Google is not really helping but since someone here may know....
Have 2008 Expy EL with rear air suspension. Has always worked great but over the cold months started to get a sag on one side and the air compressor making more and more noise. Figure I'd wait it out until warmer. Few days ago came out and saw rear was in low rider status on both sides (different from the usual "lean"). Started it up and air compressor didnt come on. Poop, the compressor finally bit it.
I know there are coilover replacements but I have no time to swap them out (long hours and riding on the bump stops is not fun). Rockauto had them & fedexed overnight for an extra $13 (BTW, had I known they were 30 miles away I would not have overnighted them, thanks buds). Put in the compressor and nothing. Check 60A fuse, its OK. Check 10A logic fuse, its OK. Pull relay and bench test - its OK.
Break out the DMM. I see 7.3V on the coil side of the relay. OK, whatever - I'll jump the load side of the relay and see what happens. Back in business, compressor starts and back end comes up. I put my DMM on the coil side of the relay and decide to pump it up until I see the 7.3V drop out. It doesnt, it just stays at 7.3V. Weird. Back end is in sky jacker state but its better than the bump stops.
There is a VDM module that takes the signal from the rear suspension ride height & sends the output to the relay / compressor. There are also some solenoids and vent commands (as well as CAN bus stuff), but its weird that its sending a low volt signal to the relay. I found exactly one thread on the internet from 2013 with the same issue - and of course there are no replies or updates (thanks bud).
I will swap out the air bags and rear shocks (its got 189K miles), but the VDM may need some dealer programming according to the internet? I really dont want to start ordering parts willy nilly. I'll check the ride height indicator when its not so wet out, that might be sending an bad signal.
Anyway, thoughts & ideas appreciated.
On the '96 Expedition there was a switch under the dash (or in glove box) that had to be triggered if you were jacking up the vehicle, etc. If you didn't do it in the proper order you might have to go through a gyration to reset the system. I sold the vehicle 10 years ago but remember that switch.
At least make sure if yours has it, you have it set correctly.
Reading your post, I'm pretty sure you already know all that.

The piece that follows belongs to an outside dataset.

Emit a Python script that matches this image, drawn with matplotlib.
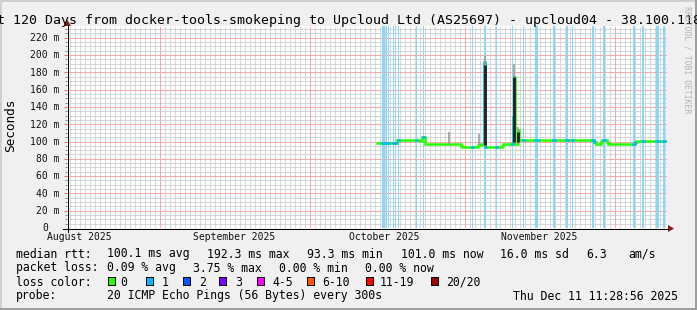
import numpy as np
import matplotlib
matplotlib.use("Agg")
import matplotlib.pyplot as plt
import matplotlib.dates as mdates
from matplotlib.patches import Rectangle, Polygon
from matplotlib.lines import Line2D
import pandas as pd

W, H, DPI = 697, 310, 100
MONO = "DejaVu Sans Mono"

# ---------------- data ----------------
title = "Last 120 Days from docker-tools-smokeping to Upcloud Ltd (AS25697) - upcloud04 - 38.100.118"
end_time = pd.Timestamp("2025-12-11 11:28:56")
span_days = 120

month_starts = ["2025-09-01", "2025-10-01", "2025-11-01", "2025-12-01"]
month_labels = ["August 2025", "September 2025", "October 2025", "November 2025"]
month_label_dates = ["2025-08-16", "2025-09-16", "2025-10-16", "2025-11-16"]

ytick_values = [0, 20, 40, 60, 80, 100, 120, 140, 160, 180, 200, 220]
y_unit = "m"
y_label = "Seconds"

# median RTT (ms), step series (value holds until next time)
median_times = [
    "2025-10-14 12:55", "2025-10-18 10:00", "2025-10-23 01:50", "2025-10-23 10:00",
    "2025-10-23 23:30", "2025-10-31 06:40", "2025-10-31 13:50", "2025-11-03 16:15",
    "2025-11-04 06:40", "2025-11-04 20:30", "2025-11-05 02:30", "2025-11-08 11:30",
    "2025-11-08 18:40", "2025-11-10 16:15", "2025-11-10 21:00", "2025-11-11 02:00",
    "2025-11-11 15:00", "2025-11-11 21:30", "2025-11-26 21:00", "2025-11-27 06:40",
    "2025-11-28 06:40", "2025-11-28 13:50", "2025-11-29 11:30", "2025-11-29 18:40",
    "2025-12-05 01:50", "2025-12-05 11:30", "2025-12-11 10:50",
]
median_values = [
    98.0, 102.3, 100.5, 104.8,
    97.1, 95.0, 93.3, 95.5,
    97.3, 192.3, 93.5, 95.0,
    97.3, 128.5, 175.0, 97.3,
    113.3, 102.0, 100.0, 97.3,
    100.0, 102.0, 100.0, 97.3,
    99.0, 101.0, 101.0,
]

# smoke (spread of pings) around a few samples
smoke_times = ["2025-10-28 21:00", "2025-11-03 21:00", "2025-11-04 23:30",
               "2025-11-10 22:00", "2025-11-11 18:00"]
smoke_low = [97.1, 95.5, 93.5, 97.3, 97.3]
smoke_dark_high = [97.1, 95.5, 189.0, 175.0, 111.0]
smoke_light_high = [111.0, 109.0, 199.0, 190.0, 117.0]

# periods with packet loss (1 of 20 lost): centre time, duration in hours
loss_times = [
    "2025-10-15 18:40", "2025-10-16 10:00", "2025-10-16 18:40", "2025-10-17 17:15",
    "2025-10-18 04:15", "2025-10-18 19:40", "2025-10-22 09:00", "2025-10-23 18:40",
    "2025-11-02 12:55", "2025-11-05 00:25", "2025-11-07 10:30", "2025-11-10 13:50",
    "2025-11-12 19:40", "2025-11-15 09:00", "2025-11-18 21:00", "2025-11-21 12:55",
    "2025-11-22 13:25", "2025-11-26 16:15", "2025-11-28 21:00", "2025-12-04 22:00",
    "2025-12-06 16:15", "2025-12-09 13:50", "2025-12-10 22:30",
]
loss_hours = [14, 6, 7, 6, 5, 5, 5, 8, 7, 10, 6, 6, 7, 14, 8, 10, 7, 10, 9, 8, 7, 12, 10]

# legend statistics
rtt_avg, rtt_max, rtt_min, rtt_now, rtt_sd, rtt_ams = 100.1, 192.3, 93.3, 101.0, 16.0, 6.3
loss_avg, loss_max, loss_min, loss_now = 0.09, 3.75, 0.00, 0.00
loss_color_labels = ["0", "1", "2", "3", "4-5", "6-10", "11-19", "20/20"]
loss_color_values = ["#26ff00", "#00b8ff", "#0059ff", "#7e00ff", "#ff00ff", "#ff5500", "#ff0000", "#a10000"]
probe_text = "20 ICMP Echo Pings (56 Bytes) every 300s"
stamp_text = "Thu Dec 11 11:28:56 2025"

# ---------------- figure ----------------
def fx(x):
    return x / W

def fy(y):
    return 1 - y / H

fig = plt.figure(figsize=(W / DPI, H / DPI), dpi=DPI, facecolor="#f0f0f0")

# 3D frame
fig.add_artist(Rectangle((0, fy(2)), 1, 2 / H, transform=fig.transFigure, color="#cfcfcf", lw=0))
fig.add_artist(Rectangle((0, 0), 2 / W, 1, transform=fig.transFigure, color="#cfcfcf", lw=0))
fig.add_artist(Rectangle((0, 0), 1, 2 / H, transform=fig.transFigure, color="#9e9e9e", lw=0))
fig.add_artist(Rectangle((1 - 2 / W, 0), 2 / W, 1, transform=fig.transFigure, color="#9e9e9e", lw=0))

PL, PR, PT, PB = 67, 667, 26, 228
ax = fig.add_axes([fx(PL), fy(PB), (PR - PL) / W, (PB - PT) / H])
ax.set_facecolor("white")
for s in ax.spines.values():
    s.set_visible(False)

start_time = end_time - pd.Timedelta(days=span_days)
t0, t1 = mdates.date2num(start_time), mdates.date2num(end_time)
ax.set_xlim(t0, t1)
ytop = (PB - PT) / 0.865
ax.set_ylim(0, ytop)
ax.set_xticks([])
ax.set_yticks(ytick_values[1:])
ax.set_yticks([v for v in np.arange(5, ytop, 5) if v % 20 != 0], minor=True)
ax.tick_params(axis="y", which="major", length=2.2, width=0.72, color="#e07070",
               labelleft=False, direction="out")
ax.tick_params(axis="y", which="minor", length=1.5, width=0.72, color="#888888",
               labelleft=False, direction="out")

dot = (0, (1, 1))
gkw = dict(lw=0.72, ls=dot, antialiased=False, snap=True)
# minor grid
for v in np.arange(5, ytop, 5):
    if v % 20 != 0:
        ax.axhline(v, color="#d6d6d6", zorder=1, **gkw)
for d in pd.date_range(start_time.normalize() + pd.Timedelta(days=1), end_time, freq="D"):
    ax.axvline(mdates.date2num(d), color="#d6d6d6", zorder=1, **gkw)
# major grid
for v in ytick_values[1:]:
    ax.axhline(v, color="#f4aaaa", zorder=1.5, **gkw)
for m in month_starts:
    ax.axvline(mdates.date2num(pd.Timestamp(m)), color="#f4aaaa", zorder=1.5, **gkw)

# loss bands
lt = mdates.date2num(pd.to_datetime(loss_times))
lw_days = np.array(loss_hours) / 24.0
for c, w in zip(lt, lw_days):
    ax.axvspan(c - w / 2, c + w / 2, color="#8ad8f7", lw=0, zorder=2, antialiased=False)

# median line
mt = mdates.date2num(pd.to_datetime(median_times))
mv = np.array(median_values)
ax.step(mt, mv, where="post", color="#26ff00", lw=1.8, zorder=3, solid_joinstyle="miter")

# loss-coloured parts of median
def step_val(t):
    i = np.searchsorted(mt, t, side="right") - 1
    return mv[np.clip(i, 0, len(mv) - 1)]

for c, w in zip(lt, lw_days):
    a, b = c - w / 2, c + w / 2
    a, b = max(a, mt[0]), min(b, mt[-1])
    if b <= a:
        continue
    ts = [a] + [t for t in mt if a < t < b] + [b]
    vs = [step_val(t) for t in ts]
    ax.step(ts, vs, where="post", color="#00b8ff", lw=1.8, zorder=4)

# smoke
st = mdates.date2num(pd.to_datetime(smoke_times))
for t, lo, dh, lh in zip(st, smoke_low, smoke_dark_high, smoke_light_high):
    ax.vlines(t, lo, lh, color="#9a9a9a", lw=1.2, zorder=5)
    if dh > lo:
        ax.vlines(t, lo + 2, dh, color="#202020", lw=2.0, zorder=5.2)

# axes lines and arrows
fig.add_artist(Line2D([fx(63), fx(668)], [fy(228.5), fy(228.5)], color="black", lw=0.72))
fig.add_artist(Line2D([fx(67.5), fx(67.5)], [fy(232), fy(25)], color="black", lw=0.72))
fig.add_artist(Polygon([(fx(668), fy(225)), (fx(674), fy(228.5)), (fx(668), fy(232))],
                       closed=True, transform=fig.transFigure, color="#8b1a1a", lw=0))
fig.add_artist(Polygon([(fx(64), fy(26)), (fx(67.5), fy(20)), (fx(71), fy(26))],
                       closed=True, transform=fig.transFigure, color="#8b1a1a", lw=0))

# y tick labels
CW_S = 5.7
for v in ytick_values:
    lbl = f"{v} {y_unit}" if v else "0"
    right = 59.3 if v else 59.3 - 2 * CW_S
    ax.annotate(lbl, xy=(0, v), xycoords=("axes fraction", "data"),
                xytext=(-(PL - right) * 0.72, -3.3 * 0.72), textcoords="offset points",
                ha="right", va="baseline", fontsize=7, family=MONO, color="#111111",
                annotation_clip=False)

# month labels
for lbl, d in zip(month_labels, month_label_dates):
    ax.annotate(lbl, xy=(mdates.date2num(pd.Timestamp(d)), 0),
                xycoords=("data", "axes fraction"),
                xytext=(0, -12 * 0.72), textcoords="offset points",
                ha="center", va="baseline", fontsize=7, family=MONO, color="#111111",
                annotation_clip=False)

def ftext(x, y, s, **kw):
    kw.setdefault("family", MONO)
    kw.setdefault("ha", "left")
    kw.setdefault("va", "baseline")
    kw.setdefault("color", "black")
    fig.text(fx(x), fy(y), s, **kw)

# title
ftext(-27, 24, title, fontsize=9.5)
# vertical label
ftext(10.5, 125, y_label, fontsize=9.2, rotation=90, ha="center", va="center")
# watermark
ftext(687, 60, "RRDTOOL / TOBI OETIKER", fontsize=5.9, rotation=270,
      ha="center", va="center", color="#b4b4b4")

LF = 8.3
r1, r2, r3, r4 = 257.5, 271.5, 285.5, 299.5
ftext(16, r1, "median rtt:", fontsize=LF)
ftext(107, r1, f"{rtt_avg:.1f} ms avg", fontsize=LF)
ftext(207, r1, f"{rtt_max:.1f} ms max", fontsize=LF)
ftext(307, r1, f"{rtt_min:.1f} ms min", fontsize=LF)
ftext(400.7, r1, f"{rtt_now:.1f} ms now", fontsize=LF)
ftext(500, r1, f"{rtt_sd:.1f} ms sd", fontsize=LF)
ftext(586.7, r1, f"{rtt_ams:.1f}", fontsize=LF)
ftext(628, r1, "am/s", fontsize=LF)

ftext(16, r2, "packet loss:", fontsize=LF)
ftext(107, r2, f"{loss_avg:.2f} % avg", fontsize=LF)
ftext(193.3, r2, f"{loss_max:.2f} % max", fontsize=LF)
ftext(279.3, r2, f"{loss_min:.2f} % min", fontsize=LF)
ftext(365, r2, f"{loss_now:.2f} % now", fontsize=LF)

ftext(16, r3, "loss color:", fontsize=LF)
box_x = [108.3, 145.7, 182.7, 219.3, 256.7, 306.7, 365.7, 431.0]
lbl_x = [120.7, 161.7, 199.0, 235.0, 272.7, 322.7, 380.0, 445.7]
for bx, lx, lab, col in zip(box_x, lbl_x, loss_color_labels, loss_color_values):
    fig.add_artist(Rectangle((fx(bx), fy(285.3)), 7 / W, 8 / H, transform=fig.transFigure,
                             facecolor=col, edgecolor="black", lw=0.72))
    ftext(lx, r3, lab, fontsize=LF)

ftext(16, r4, "probe:", fontsize=LF)
ftext(107, r4, probe_text, fontsize=LF)
ftext(513.3, r4, stamp_text, fontsize=LF)

fig.savefig("out.png", dpi=DPI, facecolor=fig.get_facecolor())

Look for corrosion etc. on the height indicator.
Thanks, the newer ones are on the cluster (to shut off the air). Its just weird that it was working, compressor died, and now it's not.
Hmm, unless old compressor is still working and this was something different. Once it stops raining I'll go underneath it.
Check your height position sensors.
I think you have a less complex version of the Ford sourced system in my LR3. The ride height sensors and the valve block are the only trouble spots beyond the compressor which ou have changed. When one corner is giving trouble my system will dump all the air so the car will ride level on the bump stops back to the shop. I would expect you could use a good scanner to figure out which corner the problem is.
Update for the Google's sake.
Inspected vdm and ride height sensors / wiring, no issues. Picked up a code reader that would read the chassis codes, found a c1810 (or c1830) for height position sensor out of range.
Aha, my sensor(s) could be bad! I researched the code (and actually found the 100 page tech manual from ford) and discovered that my fault was due to a voltage _difference_ between the sensor readings. I had a leaky right rear air bag and kept jumpering the pump to get it to work daily - as a result the RR was usually low and the LR was in sky jacker land. I tried to figure out the vent circuit to drop everything down but couldn't find an easy way - so I just jumpered the pump back on and cranked the rear up until they were equal. Rake. Reset the codes and it appears all is well. Rear leveled out and no codes all the way home.
I think the 8V I saw on the relay coil circuit was a low voltage current test to see if the coil side was open / shorted - one of the faults I got was a "relay coil failure" when I had the relay unplugged.
Anyway, it looked like I needed to level the suspension and reset the codes for the system to work after a compressor change.